Analysis: Payments made in depreciated occupation currency validly discharged debts under the law then in force, but the Ordinance revived the original debt to the extent the earlier discharge was scaled down. In computing the profits of a money-lending business, repayments of principal are not income, whereas receipts referable to interest are taxable. The same receipt may therefore be divisible between principal and interest according to the lawful appropriation of the payment.
Conclusion: The amounts received were not taxable when referable to principal, but were taxable when referable to interest; the assessee succeeded on this issue to that extent.
Issue (ii): whether further payments made to creditors under the Ordinance were deductible only to the extent they represented interest and not when they represented repayment of principal.
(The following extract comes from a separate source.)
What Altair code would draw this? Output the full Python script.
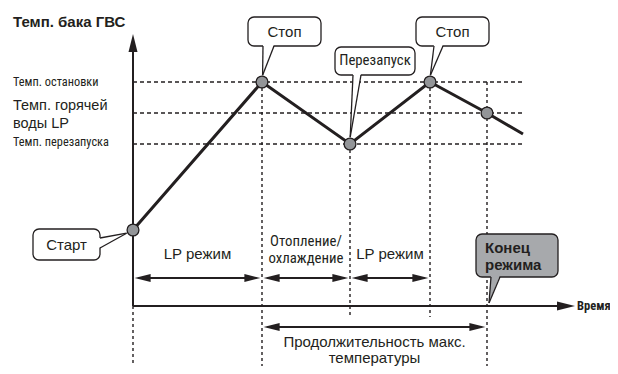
import altair as alt
import pandas as pd

# ---------------- values ----------------
# time and tank temperature in arbitrary (schematic) units
event_names = ["Старт", "Стоп", "Перезапуск", "Стоп", "Конец режима", ""]
event_time = [0, 32.25, 54.25, 74.25, 88.5, 97.5]
tank_temp = [19, 56, 40.5, 56, 48.25, 43]
event_marked = [True, True, True, True, True, False]

level_lines = [["Темп. остановки"], ["Темп. горячей", "воды LP"], ["Темп. перезапуска"]]
level_temp = [56, 48.25, 40.5]

phase_lines = [["LP режим"], ["Отопление/", "охлаждение"], ["LP режим"]]
phase_from = [0, 32.25, 54.25]
phase_to = [32.25, 54.25, 74.25]

maxtemp_lines = ["Продолжительность макс.", "температуры"]
maxtemp_from = 32.25
maxtemp_to = 88.5

title_text = "Темп. бака ГВС"
x_axis_name = "Время"
end_lines = ["Конец", "режима"]

# ---------------- layout (schematic units, 4 px per unit) ----------------
X_MIN, X_MAX = -31.25, 119.25
Y_MIN, Y_MAX = -15, 74.5
INK = "#231f20"
GREY = "#939598"
BOX_GREY = "#a7a9ac"
NARROW = "Noto Sans Condensed, Roboto Condensed, Arial Narrow, Roboto, Liberation Sans"
SANS = "Liberation Sans, Arial, Helvetica"

xs = alt.Scale(domain=[X_MIN, X_MAX], nice=False, zero=False)
ys = alt.Scale(domain=[Y_MIN, Y_MAX], nice=False, zero=False)


def X(f):
    return alt.X(f + ":Q", scale=xs, axis=None)


def Y(f):
    return alt.Y(f + ":Q", scale=ys, axis=None)


# temperature curve
curve = pd.DataFrame({"t": event_time, "v": tank_temp, "m": event_marked})

# dashed level lines
levels = pd.DataFrame({"x": 0, "x2": event_time[-1], "y": level_temp})
dash_layer = alt.Chart(levels).mark_rule(color=INK, strokeWidth=1.3, strokeDash=[4, 3]).encode(
    x=X("x"), x2="x2:Q", y=Y("y"))

# dotted vertical guides
guides = pd.DataFrame({
    "x": [event_time[0], event_time[1], event_time[2], event_time[3], event_time[4]],
    "y": [0, level_temp[0], tank_temp[2], level_temp[0], level_temp[0]],
    "y2": [Y_MIN, Y_MIN, -2.75, -2.75, Y_MIN],
})
guide_layer = alt.Chart(guides).mark_rule(color=INK, strokeWidth=1.4, strokeDash=[3, 3]).encode(
    x=X("x"), y=Y("y"), y2="y2:Q")

# axes
axes = pd.DataFrame({"x": [0, 0], "x2": [0, 108], "y": [0, 0], "y2": [64, 0]})
axis_layer = alt.Chart(axes).mark_rule(color=INK, strokeWidth=2).encode(
    x=X("x"), x2="x2:Q", y=Y("y"), y2="y2:Q")

# double arrows (phases + max temperature duration)
GAP = 0.4
INSET = 1.0
shaft_rows = []
head_rows = [
    {"x": 0, "y": 68, "angle": 270, "size": 324},
    {"x": 110.5, "y": 0, "angle": 0, "size": 324},
]
for a, b in zip(phase_from, phase_to):
    shaft_rows.append({"x": a + GAP + INSET, "x2": b - GAP - INSET, "y": 7})
    head_rows.append({"x": a + GAP, "y": 7, "angle": 180, "size": 256})
    head_rows.append({"x": b - GAP, "y": 7, "angle": 0, "size": 256})
shaft_rows.append({"x": maxtemp_from + GAP + INSET, "x2": maxtemp_to - GAP - INSET, "y": -5.25})
head_rows.append({"x": maxtemp_from + GAP, "y": -5.25, "angle": 180, "size": 256})
head_rows.append({"x": maxtemp_to - GAP, "y": -5.25, "angle": 0, "size": 256})

shaft_layer = alt.Chart(pd.DataFrame(shaft_rows)).mark_rule(color=INK, strokeWidth=2).encode(
    x=X("x"), x2="x2:Q", y=Y("y"))
head_layer = alt.Chart(pd.DataFrame(head_rows)).mark_point(
    shape="M0,0L-2,-0.5L-2,0.5Z", filled=True, color=INK, opacity=1).encode(
    x=X("x"), y=Y("y"), angle=alt.Angle("angle:Q", scale=None), size=alt.Size("size:Q", scale=None))

line_layer = alt.Chart(curve).mark_line(color=INK, strokeWidth=3).encode(x=X("t"), y=Y("v"))
point_layer = alt.Chart(curve[curve["m"]]).mark_circle(
    size=140, color=GREY, stroke=INK, strokeWidth=1.3, opacity=1).encode(x=X("t"), y=Y("v"))

# callouts
boxes = pd.DataFrame({
    "name": ["Стоп", "Перезапуск", "Стоп", "Старт"],
    "x": [28.75, 50.5, 70.75, -25],
    "x2": [47, 70.5, 89, -8.25],
    "y": [65, 57.75, 65, 11.5],
    "y2": [72.25, 64.75, 72.25, 19.25],
})
boxes["cx"] = (boxes["x"] + boxes["x2"]) / 2
boxes["cy"] = (boxes["y"] + boxes["y2"]) / 2
end_box = pd.DataFrame({"x": [85.75], "x2": [106.25], "y": [7.25], "y2": [18]})

box_layer = alt.Chart(boxes).mark_rect(cornerRadius=6, fill="white", stroke=INK, strokeWidth=1.3).encode(
    x=X("x"), x2="x2:Q", y=Y("y"), y2="y2:Q")
end_box_layer = alt.Chart(end_box).mark_rect(cornerRadius=6, fill=BOX_GREY, stroke=INK, strokeWidth=1.3).encode(
    x=X("x"), x2="x2:Q", y=Y("y"), y2="y2:Q")

# pointers below boxes: (base left, base right, base y, tip x, tip y)
ptr = pd.DataFrame({
    "id": ["s1", "r", "s2", "e"],
    "bl": [32.5, 55, 75.25, 89.5],
    "br": [35.25, 57, 77.5, 91.75],
    "by": [65, 57.75, 65, 7.25],
    "tx": [32.4, 54.3, 74.35, 89],
    "ty": [57.7, 42.2, 57.7, 0.75],
    "grey": [False, False, False, True],
})
fill_rows = []
edge_rows = []
for r in ptr.itertuples():
    fill_rows.append({"id": r.id, "y": r.by + 0.45, "x": r.bl, "x2": r.br, "grey": r.grey})
    fill_rows.append({"id": r.id, "y": r.ty, "x": r.tx, "x2": r.tx, "grey": r.grey})
    edge_rows.append({"x": r.bl, "y": r.by, "x2": r.tx, "y2": r.ty})
    edge_rows.append({"x": r.br, "y": r.by, "x2": r.tx, "y2": r.ty})
# horizontal pointer of "Старт"
sx, sy1, sy2, stx, sty = -8.25, 17.0, 14.5, -1.6, 18.2
hfill = pd.DataFrame({"x": [sx - 0.3, stx], "y": [sy1, sty], "y2": [sy2, sty]})
edge_rows.append({"x": sx, "y": sy1, "x2": stx, "y2": sty})
edge_rows.append({"x": sx, "y": sy2, "x2": stx, "y2": sty})

fills = pd.DataFrame(fill_rows)
fill_white = alt.Chart(fills[~fills["grey"]]).mark_area(orient="horizontal", color="white", opacity=1).encode(
    y=Y("y"), x=X("x"), x2="x2:Q", detail="id:N")
fill_grey = alt.Chart(fills[fills["grey"]]).mark_area(orient="horizontal", color=BOX_GREY, opacity=1).encode(
    y=Y("y"), x=X("x"), x2="x2:Q", detail="id:N")
fill_h = alt.Chart(hfill).mark_area(orient="vertical", color="white", opacity=1).encode(
    x=X("x"), y=Y("y"), y2="y2:Q")
edge_layer = alt.Chart(pd.DataFrame(edge_rows)).mark_rule(color=INK, strokeWidth=1.3).encode(
    x=X("x"), x2="x2:Q", y=Y("y"), y2="y2:Q")

# ---------------- texts ----------------
def txt(df, **kw):
    return alt.Chart(df).mark_text(color=INK, **kw).encode(x=X("x"), y=Y("y"), text="text:N")


title_df = pd.DataFrame({"x": [-30], "y": [69.75], "text": [title_text]})
small_levels = pd.DataFrame({"x": [-30, -30], "y": [55, 40],
                             "text": [level_lines[0][0], level_lines[2][0]]})
big_level = pd.DataFrame({"x": [-30, -30], "y": [49.1, 44.5], "text": level_lines[1]})

reg_rows = []
for r in boxes.itertuples():
    if r.name != "Перезапуск":
        reg_rows.append({"x": r.cx, "y": r.cy, "text": r.name})
for a, b, lines in zip(phase_from, phase_to, phase_lines):
    if len(lines) == 1:
        reg_rows.append({"x": (a + b) / 2, "y": 13, "text": lines[0]})
mid = (maxtemp_from + maxtemp_to) / 2
reg_rows.append({"x": mid, "y": -9.1, "text": maxtemp_lines[0]})
reg_rows.append({"x": mid, "y": -13.1, "text": maxtemp_lines[1]})
reg_df = pd.DataFrame(reg_rows)

narrow_rows = []
for r in boxes.itertuples():
    if r.name == "Перезапуск":
        narrow_rows.append({"x": r.cx, "y": r.cy, "text": r.name})
for a, b, lines in zip(phase_from, phase_to, phase_lines):
    if len(lines) == 2:
        narrow_rows.append({"x": (a + b) / 2, "y": 16, "text": lines[0]})
        narrow_rows.append({"x": (a + b) / 2, "y": 11.75, "text": lines[1]})
narrow_df = pd.DataFrame(narrow_rows)

end_df = pd.DataFrame({"x": [88, 88], "y": [14.5, 10.25], "text": end_lines})
time_df = pd.DataFrame({"x": [111], "y": [0], "text": [x_axis_name]})

texts = [
    txt(title_df, align="left", baseline="alphabetic", font=SANS, fontSize=15, fontWeight="bold"),
    txt(small_levels, align="left", baseline="alphabetic", font=NARROW, fontSize=12.3),
    txt(big_level, align="left", baseline="alphabetic", font=SANS, fontSize=14.5),
    txt(reg_df, align="center", baseline="middle", font=SANS, fontSize=15),
    txt(narrow_df, align="center", baseline="middle", font=NARROW, fontSize=14.8),
    txt(end_df, align="left", baseline="middle", font=SANS, fontSize=15, fontWeight="bold"),
    txt(time_df, align="left", baseline="middle", font=NARROW, fontSize=12.5, fontWeight="bold"),
]

chart = alt.layer(
    dash_layer, guide_layer, axis_layer, shaft_layer, head_layer,
    line_layer, point_layer,
    box_layer, end_box_layer, fill_white, fill_grey, fill_h, edge_layer,
    *texts,
).properties(
    width=602, height=358, padding=0, autosize=alt.AutoSizeParams(type="none"), background="white",
).configure_view(stroke=None)

chart.save("out.html", embed_options={"renderer": "svg", "actions": False})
Analysis: The statutory obligation to make further payment under the Ordinance was real, but for income-tax purposes the character of the outgoing remained decisive. Interest on borrowed money is a business expenditure, but repayment of principal is not an allowable deduction. Accordingly, only that part of the subsequent payment which was properly attributable to interest could be deducted from taxable income.
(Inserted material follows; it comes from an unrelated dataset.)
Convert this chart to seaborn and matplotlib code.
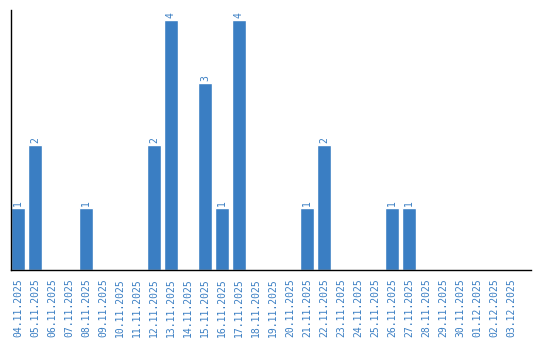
import matplotlib
matplotlib.use("Agg")
import matplotlib.pyplot as plt
import seaborn as sns
import pandas as pd

dates = ["04.11.2025", "05.11.2025", "06.11.2025", "07.11.2025", "08.11.2025",
         "09.11.2025", "10.11.2025", "11.11.2025", "12.11.2025", "13.11.2025",
         "14.11.2025", "15.11.2025", "16.11.2025", "17.11.2025", "18.11.2025",
         "19.11.2025", "20.11.2025", "21.11.2025", "22.11.2025", "23.11.2025",
         "24.11.2025", "25.11.2025", "26.11.2025", "27.11.2025", "28.11.2025",
         "29.11.2025", "30.11.2025", "01.12.2025", "02.12.2025", "03.12.2025"]
counts = [1, 2, 0, 0, 1, 0, 0, 0, 2, 4, 0, 3, 1, 4, 0, 0, 0, 1, 2, 0,
          0, 0, 1, 1, 0, 0, 0, 0, 0, 0]

color = "#3a7ec3"
df = pd.DataFrame({"date": dates, "count": counts})

sns.set_style("white")
fig = plt.figure(figsize=(5.4, 3.4), dpi=100)
ax = fig.add_axes([10.5/540, 70/340, 520.5/540, 260/340])
sns.barplot(data=df, x="date", y="count", color=color, width=0.82,
            saturation=1, ax=ax)
ax.set_xlim(-0.44, 30.18)
ax.set_ylim(0, 4.16)
ax.set_xlabel("")
ax.set_ylabel("")
ax.set_yticks([])
ax.tick_params(axis="x", length=0, pad=6)
for lab in ax.get_xticklabels():
    lab.set_rotation(90)
    lab.set_color(color)
    lab.set_fontfamily("DejaVu Sans Mono")
    lab.set_fontsize(7)
for s in ["top", "right"]:
    ax.spines[s].set_visible(False)
for s in ["left", "bottom"]:
    ax.spines[s].set_color("black")
    ax.spines[s].set_linewidth(1.0)
for i, v in enumerate(counts):
    if v > 0:
        ax.text(i, v + 0.03, str(v), rotation=90, ha="center", va="bottom",
                color=color, fontsize=7, family="DejaVu Sans Mono")
fig.savefig("out.png", dpi=100)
Conclusion: The assessee was entitled to deduction only for the portion of the further payments attributable to interest, and not for the portion attributable to principal.
Final Conclusion: The references were answered by distinguishing between principal and interest, with tax liability and deductibility depending on lawful appropriation of the payments.
Ratio Decidendi: In a money-lending business, receipts or payments must be classified according to whether they relate to principal or interest; principal repayments are not income and are not deductible as expenditure, while interest receipts are taxable and interest payments are allowable deductions.